ANAHTAR ROMANININ ELEŞTİRİLMESİ
Sevgili Okuyucularım, bu yazımızda sizlere Refik Halit Karay’ın Anahtar romanı hakkında birkaç kelime karalamaya çalışacağım.
Romanın başkahramanı Kenan bir gün evinin anahtarını kaybediyor ve anahtarı kaybettiğini kimseye söyleyemediği için gizlice karısı Perihan’ın anahtarını alıyor ve anahtarı çoğaltmaya gidiyor. Aman Allah’ım bir de ne görsün! Yaptırdığı anahtar evlerinin kapısını açmıyor.
Kenan’ın yeni yaptırdığı anahtar evlerinin kapısını açamayınca hemen Kenan karısından şüphelenmeye başlıyor. “Acaba bu anahtar hangi erkeğin evinin anahtarı?” diyerek vesvese yapıyor. “Acaba Perihan bana hamle mi yapıyor?” diye düşünüyor.

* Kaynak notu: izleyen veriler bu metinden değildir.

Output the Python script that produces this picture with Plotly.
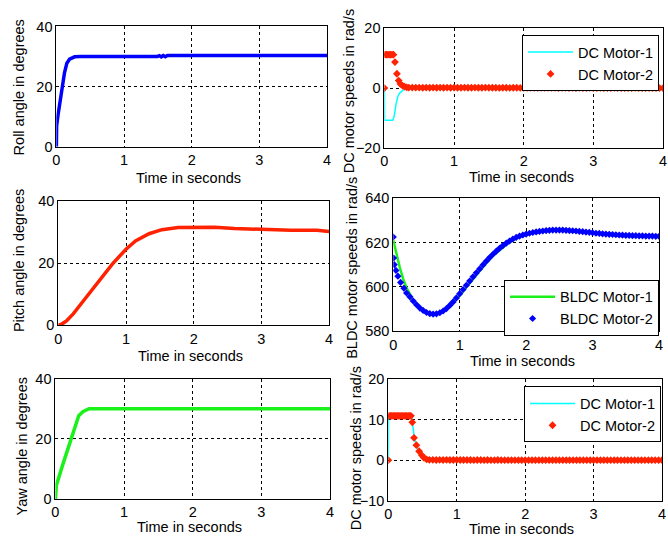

Valla tam da burada koptum ben. Yahu Kenan! Allah aşkına sen nasıl bir adamsın yaa?
Anahtarını kaybedince ben anahtarımı kaybettim demeye çekinecek kadar kibar bir adamsın; ancak bir anahtar kapıyı açmadı diye o kadıncağızdan şüphe duyacak kadar da malsın. Yahu böyle şey olur mu? Neyse.
Lan oğlum tek derdin bu mu senin yaa? Kadının anahtarı kapıyı açmazsa açmasın, sen kendi anahtarına bak. Senin anahtarın kapıyı açıyor mu? Senin anahtarın kapıyı açıyorsa gerisini karıştırma. Anahtarın kapıyı açmıyorsa sen zaten bitmişsin oğlum. Anahtarından bile haberin yok senin. Devam edelim.

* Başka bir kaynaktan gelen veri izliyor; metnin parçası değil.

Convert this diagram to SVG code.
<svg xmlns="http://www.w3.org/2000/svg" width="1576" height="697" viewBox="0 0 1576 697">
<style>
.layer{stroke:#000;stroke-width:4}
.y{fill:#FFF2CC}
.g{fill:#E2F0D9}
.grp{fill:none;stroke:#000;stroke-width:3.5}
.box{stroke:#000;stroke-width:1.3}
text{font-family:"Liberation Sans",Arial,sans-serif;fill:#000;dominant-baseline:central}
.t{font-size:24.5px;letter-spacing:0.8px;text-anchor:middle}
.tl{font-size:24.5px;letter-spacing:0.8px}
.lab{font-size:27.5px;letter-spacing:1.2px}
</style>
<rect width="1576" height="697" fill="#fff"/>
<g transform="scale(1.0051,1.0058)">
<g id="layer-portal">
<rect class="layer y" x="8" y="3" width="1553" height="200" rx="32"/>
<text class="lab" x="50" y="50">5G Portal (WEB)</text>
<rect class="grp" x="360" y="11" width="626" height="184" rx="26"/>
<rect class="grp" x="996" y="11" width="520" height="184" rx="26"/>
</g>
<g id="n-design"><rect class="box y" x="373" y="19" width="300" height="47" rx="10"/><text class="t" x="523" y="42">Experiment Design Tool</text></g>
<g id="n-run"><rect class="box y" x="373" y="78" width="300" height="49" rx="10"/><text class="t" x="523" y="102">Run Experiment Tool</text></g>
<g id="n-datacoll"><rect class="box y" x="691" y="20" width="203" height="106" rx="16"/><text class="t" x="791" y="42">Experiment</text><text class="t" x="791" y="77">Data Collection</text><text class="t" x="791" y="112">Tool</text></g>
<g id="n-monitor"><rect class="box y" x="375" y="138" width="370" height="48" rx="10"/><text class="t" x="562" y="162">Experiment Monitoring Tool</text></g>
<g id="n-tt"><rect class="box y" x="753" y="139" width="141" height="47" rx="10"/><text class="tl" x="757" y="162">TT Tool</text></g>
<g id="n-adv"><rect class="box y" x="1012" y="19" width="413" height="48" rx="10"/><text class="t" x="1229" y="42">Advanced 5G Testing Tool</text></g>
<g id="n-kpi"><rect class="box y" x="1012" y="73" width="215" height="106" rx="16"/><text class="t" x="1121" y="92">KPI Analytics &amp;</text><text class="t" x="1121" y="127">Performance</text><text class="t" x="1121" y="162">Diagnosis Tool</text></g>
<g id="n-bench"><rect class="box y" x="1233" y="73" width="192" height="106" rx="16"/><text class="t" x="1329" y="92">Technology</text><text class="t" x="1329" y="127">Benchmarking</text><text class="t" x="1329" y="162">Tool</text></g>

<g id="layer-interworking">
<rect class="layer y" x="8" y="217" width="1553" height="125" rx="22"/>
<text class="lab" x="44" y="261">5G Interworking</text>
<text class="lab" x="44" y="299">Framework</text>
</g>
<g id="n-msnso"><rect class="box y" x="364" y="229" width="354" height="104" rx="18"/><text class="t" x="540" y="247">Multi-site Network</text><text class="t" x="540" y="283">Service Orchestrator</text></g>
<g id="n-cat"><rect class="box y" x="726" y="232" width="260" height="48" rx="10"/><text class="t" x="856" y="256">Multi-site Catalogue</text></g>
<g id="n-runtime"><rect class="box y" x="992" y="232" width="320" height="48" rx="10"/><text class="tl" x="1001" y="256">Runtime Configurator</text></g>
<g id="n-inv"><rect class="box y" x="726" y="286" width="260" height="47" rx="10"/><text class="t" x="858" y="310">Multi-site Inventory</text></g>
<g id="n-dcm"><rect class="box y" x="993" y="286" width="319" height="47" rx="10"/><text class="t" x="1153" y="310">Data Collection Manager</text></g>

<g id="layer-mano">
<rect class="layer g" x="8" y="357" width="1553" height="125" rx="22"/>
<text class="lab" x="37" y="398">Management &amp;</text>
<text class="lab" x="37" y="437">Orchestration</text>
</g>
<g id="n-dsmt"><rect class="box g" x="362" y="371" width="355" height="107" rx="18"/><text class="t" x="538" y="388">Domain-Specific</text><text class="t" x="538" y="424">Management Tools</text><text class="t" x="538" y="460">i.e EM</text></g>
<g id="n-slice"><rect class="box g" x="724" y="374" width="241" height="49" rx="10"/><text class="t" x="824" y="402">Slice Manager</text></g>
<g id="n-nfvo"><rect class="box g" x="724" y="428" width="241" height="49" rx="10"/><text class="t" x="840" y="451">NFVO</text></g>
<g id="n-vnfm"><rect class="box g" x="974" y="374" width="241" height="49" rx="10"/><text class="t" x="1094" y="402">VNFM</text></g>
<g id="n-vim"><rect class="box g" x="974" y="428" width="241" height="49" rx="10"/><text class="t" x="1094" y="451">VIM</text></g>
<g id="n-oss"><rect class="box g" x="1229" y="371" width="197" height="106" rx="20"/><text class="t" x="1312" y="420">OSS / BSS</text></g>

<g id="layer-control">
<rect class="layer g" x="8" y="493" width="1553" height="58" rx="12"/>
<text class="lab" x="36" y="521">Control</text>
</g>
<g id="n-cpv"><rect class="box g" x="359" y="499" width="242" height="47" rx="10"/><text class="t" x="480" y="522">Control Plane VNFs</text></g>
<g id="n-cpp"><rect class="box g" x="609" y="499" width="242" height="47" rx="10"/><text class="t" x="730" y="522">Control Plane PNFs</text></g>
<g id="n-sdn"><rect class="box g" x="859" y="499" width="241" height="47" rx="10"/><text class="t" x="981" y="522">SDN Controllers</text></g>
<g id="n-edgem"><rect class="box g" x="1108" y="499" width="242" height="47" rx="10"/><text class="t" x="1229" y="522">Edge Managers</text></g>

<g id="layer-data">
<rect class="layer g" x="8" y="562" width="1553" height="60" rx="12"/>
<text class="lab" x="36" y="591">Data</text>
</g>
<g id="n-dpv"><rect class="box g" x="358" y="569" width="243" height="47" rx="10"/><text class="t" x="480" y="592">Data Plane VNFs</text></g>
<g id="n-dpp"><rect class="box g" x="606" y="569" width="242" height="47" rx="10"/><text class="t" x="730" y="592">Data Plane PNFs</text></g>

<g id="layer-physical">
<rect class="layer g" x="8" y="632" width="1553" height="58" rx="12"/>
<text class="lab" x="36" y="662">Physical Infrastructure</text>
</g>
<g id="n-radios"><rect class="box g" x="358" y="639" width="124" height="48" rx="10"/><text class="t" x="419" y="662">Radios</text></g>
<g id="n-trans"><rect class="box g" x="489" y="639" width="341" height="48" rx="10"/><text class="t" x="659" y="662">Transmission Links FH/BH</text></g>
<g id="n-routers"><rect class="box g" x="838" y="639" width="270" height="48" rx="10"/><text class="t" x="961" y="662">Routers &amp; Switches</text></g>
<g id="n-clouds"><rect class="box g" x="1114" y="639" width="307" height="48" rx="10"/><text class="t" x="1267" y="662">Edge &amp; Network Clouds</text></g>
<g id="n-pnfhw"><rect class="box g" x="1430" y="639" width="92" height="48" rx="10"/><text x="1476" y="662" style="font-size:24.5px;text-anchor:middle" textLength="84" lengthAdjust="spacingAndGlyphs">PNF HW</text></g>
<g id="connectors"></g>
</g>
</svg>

Bir de gidiyorsun karımdan şüphelendim diye dedektif tutup karını gözetletiyorsun. Allah göstermesin bu kadıncağızın bir yanlışı yoksa ne olacak? Elin adamı karının bütün mahrem bilgilerini öğrenecek, e-devletten alt üst soy bilgilerini sorgulatacak, dört nesil sülale bilgilerini öğrenecek. Allah aşkına böyle şey olur mu Kenan?
Dedektif araştırdı ve Perihan’ın sık sık gidip geldiği bir bayan arkadaşının apartmanına Perihan’ın daha önceden ayrılmış olduğu kocası Vecdi’nin taşındığını söyledi.

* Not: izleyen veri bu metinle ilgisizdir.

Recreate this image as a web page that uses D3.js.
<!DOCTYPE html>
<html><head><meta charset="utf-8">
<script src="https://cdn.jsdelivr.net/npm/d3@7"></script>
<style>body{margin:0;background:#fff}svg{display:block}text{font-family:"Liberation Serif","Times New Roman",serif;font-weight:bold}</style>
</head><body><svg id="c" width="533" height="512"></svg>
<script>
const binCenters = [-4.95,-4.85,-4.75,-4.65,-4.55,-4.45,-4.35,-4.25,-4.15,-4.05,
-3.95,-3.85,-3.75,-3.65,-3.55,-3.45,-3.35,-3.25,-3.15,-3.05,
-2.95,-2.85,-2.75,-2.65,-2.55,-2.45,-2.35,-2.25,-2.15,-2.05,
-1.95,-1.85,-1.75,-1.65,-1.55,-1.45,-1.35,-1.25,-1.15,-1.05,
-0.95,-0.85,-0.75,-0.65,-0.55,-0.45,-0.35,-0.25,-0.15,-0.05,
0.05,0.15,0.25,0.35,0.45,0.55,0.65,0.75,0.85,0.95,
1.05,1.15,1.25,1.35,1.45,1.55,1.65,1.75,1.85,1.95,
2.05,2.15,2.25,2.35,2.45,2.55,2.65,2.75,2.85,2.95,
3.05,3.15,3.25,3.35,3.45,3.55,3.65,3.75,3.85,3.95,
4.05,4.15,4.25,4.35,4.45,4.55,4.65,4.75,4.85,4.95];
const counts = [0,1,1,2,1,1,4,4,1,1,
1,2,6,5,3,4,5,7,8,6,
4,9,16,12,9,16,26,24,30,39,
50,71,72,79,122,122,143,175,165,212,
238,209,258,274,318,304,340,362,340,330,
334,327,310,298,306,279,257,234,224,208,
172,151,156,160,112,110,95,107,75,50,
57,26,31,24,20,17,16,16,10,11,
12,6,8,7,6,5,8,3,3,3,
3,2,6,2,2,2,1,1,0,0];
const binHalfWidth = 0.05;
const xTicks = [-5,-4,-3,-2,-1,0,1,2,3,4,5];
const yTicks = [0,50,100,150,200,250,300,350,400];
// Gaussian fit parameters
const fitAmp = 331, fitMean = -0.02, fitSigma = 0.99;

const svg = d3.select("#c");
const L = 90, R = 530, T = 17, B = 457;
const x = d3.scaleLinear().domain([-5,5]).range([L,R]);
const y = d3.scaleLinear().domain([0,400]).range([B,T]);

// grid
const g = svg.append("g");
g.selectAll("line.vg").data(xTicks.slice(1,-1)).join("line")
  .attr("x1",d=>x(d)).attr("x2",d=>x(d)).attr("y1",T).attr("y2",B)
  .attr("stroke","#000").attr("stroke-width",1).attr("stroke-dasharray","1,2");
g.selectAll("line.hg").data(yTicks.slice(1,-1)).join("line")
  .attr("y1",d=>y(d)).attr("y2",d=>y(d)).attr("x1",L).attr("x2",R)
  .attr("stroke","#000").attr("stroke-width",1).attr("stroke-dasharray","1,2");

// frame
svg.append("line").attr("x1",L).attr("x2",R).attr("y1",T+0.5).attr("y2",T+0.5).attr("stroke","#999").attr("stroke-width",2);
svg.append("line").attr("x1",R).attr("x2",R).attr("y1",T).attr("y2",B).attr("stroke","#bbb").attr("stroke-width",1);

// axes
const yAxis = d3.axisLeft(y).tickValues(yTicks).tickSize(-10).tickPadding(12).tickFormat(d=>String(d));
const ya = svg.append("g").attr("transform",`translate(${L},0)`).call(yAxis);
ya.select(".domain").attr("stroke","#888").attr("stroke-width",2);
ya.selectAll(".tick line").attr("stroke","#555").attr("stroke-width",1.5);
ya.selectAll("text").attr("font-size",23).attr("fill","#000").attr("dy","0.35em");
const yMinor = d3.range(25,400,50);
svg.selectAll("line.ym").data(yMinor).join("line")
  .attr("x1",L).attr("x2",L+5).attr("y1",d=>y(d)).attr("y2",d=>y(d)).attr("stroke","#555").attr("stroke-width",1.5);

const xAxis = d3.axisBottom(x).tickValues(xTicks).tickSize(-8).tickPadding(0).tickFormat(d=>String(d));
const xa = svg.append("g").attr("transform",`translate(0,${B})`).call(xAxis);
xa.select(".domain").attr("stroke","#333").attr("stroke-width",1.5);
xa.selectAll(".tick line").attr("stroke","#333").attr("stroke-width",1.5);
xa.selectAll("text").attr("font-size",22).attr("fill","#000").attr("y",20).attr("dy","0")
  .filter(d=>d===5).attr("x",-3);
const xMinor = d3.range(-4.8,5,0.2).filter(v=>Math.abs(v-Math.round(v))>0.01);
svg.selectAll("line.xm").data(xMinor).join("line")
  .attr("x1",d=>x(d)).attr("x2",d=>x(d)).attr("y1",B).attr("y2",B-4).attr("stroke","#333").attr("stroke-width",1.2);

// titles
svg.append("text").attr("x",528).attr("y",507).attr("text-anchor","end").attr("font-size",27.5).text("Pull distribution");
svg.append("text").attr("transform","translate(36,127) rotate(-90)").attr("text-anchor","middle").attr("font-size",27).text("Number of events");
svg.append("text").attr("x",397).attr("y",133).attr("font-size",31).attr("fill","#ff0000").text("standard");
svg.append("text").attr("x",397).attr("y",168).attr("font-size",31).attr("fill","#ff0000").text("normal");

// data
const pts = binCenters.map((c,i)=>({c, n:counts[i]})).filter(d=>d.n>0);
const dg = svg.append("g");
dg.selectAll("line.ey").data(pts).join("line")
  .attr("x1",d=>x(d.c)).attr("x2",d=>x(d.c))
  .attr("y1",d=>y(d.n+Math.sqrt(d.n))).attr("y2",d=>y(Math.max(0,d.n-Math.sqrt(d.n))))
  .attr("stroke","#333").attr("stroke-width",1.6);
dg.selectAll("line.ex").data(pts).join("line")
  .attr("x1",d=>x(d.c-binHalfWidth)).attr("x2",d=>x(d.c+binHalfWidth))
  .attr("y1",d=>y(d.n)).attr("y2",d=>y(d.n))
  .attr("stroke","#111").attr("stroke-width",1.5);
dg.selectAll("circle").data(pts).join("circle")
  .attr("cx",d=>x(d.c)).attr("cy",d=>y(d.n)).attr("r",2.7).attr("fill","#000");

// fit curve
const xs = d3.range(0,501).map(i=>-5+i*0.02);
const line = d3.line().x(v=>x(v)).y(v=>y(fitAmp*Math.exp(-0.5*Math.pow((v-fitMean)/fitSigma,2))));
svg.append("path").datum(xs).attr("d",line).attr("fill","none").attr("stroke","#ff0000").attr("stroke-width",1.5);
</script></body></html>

Artık Kenan’ın kafasında şüphe kalmadı. Hemen boynuz şakırtılarını kalbinin en derininde hissetmeye başladı. İşte değerli okuyucular ben bu durumlara acayip hasta oluyorum. Sen bu kadınla yıllardan beri birlikte ol. İyi günde kötü günde birlikte hayatı omuzlamaya çalış, ondan sonra da iki tesadüf bir araya geldi diye kadıncağızın günahını al. Öyle şey olur mu?
Kenan, anahtarı Vecdi’nin evine denemek için gidiyor ancak ne gitmek adamın kalbi yerinden çıkacak. Acaba karım bana bir falso yaptı mı? Diye acı acı düşünürken dayanamayıp Vecdi’nin kapısının önünde bayılıyor.
Hasılı kelam: Kenan hastaneye kaldırılıp tedavi ettiriliyor. Bütün olup biteni Perihan’ın kuzeni Rüstem, Perihan’a anlatıyor, Perihan çok üzülüyor; Kenan Perihan’a ettiğinden çok üzülüyor….
Arkadaş! Nasıl bir iş bu anlayamadım. Sen bir anahtarını kaybettiğini canı ciğer karına söyleme; senin hayatında olup biteni herkes bilsin. Rüstem olanları Perihan’a anlatsın. Olacak iş değil.
Valla ne derseniz deyin; Refik Halit Karay’ın Anahtar isimli bu romanı benim sinirlerimi altüst etti hatta beni depresyona soktu. Ne diyeceğimi bilemiyorum şu an. Yine de insanlara önyargısız yaklaşmamız gerektiği dersini çıkarsak bile kardır, diye düşünmekteyim.